The One Major Mistake You're Making When Cooking Pasta
An innocent error can lead to a disappointing dish. We’re staging an intervention: this quick fix will work wonders.
Cooking pasta with the just-right al dente texture—meaning firm-yet-tender without a hint of mushiness—takes technique. Practice makes perfect, but this could mean a lifetime of overcooked ziti before you nail it like nonna could.
In hopes of speeding things up, we’re here to share the one easily avoidable (yet extremely common) mistake many home cooks make with pasta: boiling your noodles in a pot that’s too small.
Why it’s bad
For starters, if you use long noodles, they might not fit unless you break them first. But regardless of the pasta’s shape or size, it will end up sticky and gummy when cooked in an undersized pot.
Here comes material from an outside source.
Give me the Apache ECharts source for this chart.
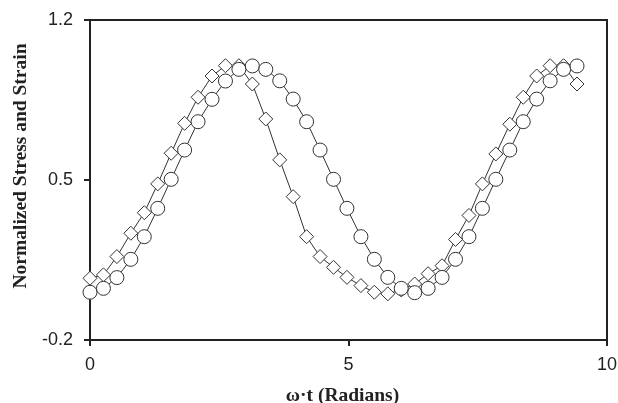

“When you add pasta to a small amount of water, it lowers the temperature of the water substantially more than if you added it to a large amount of water, so the water will take longer to return to a boil. In the meantime, the pasta will sit at the bottom of the pot and start to clump up and become mushy unless you are vigilant about stirring,” says chef Michael Symon, the owner of five restaurants in Cleveland and an Iron Chef on the Food Network’s Iron Chef America. Also, your ratio of pasta starch to water will be too high: another cause of sticking.
Do this instead
Unless you’re cooking a single serving of pasta (in which case you can get away with a smaller pot), do as Italian grandmothers do: Fill a large 5- or 6-quart pot with water and let it come to a rapid boil. Then add 2 tablespoons of salt (and don’t be shy—professional chefs say pasta water should taste as salty as the sea). Finally, add your pasta and stir it occasionally until it’s al dente.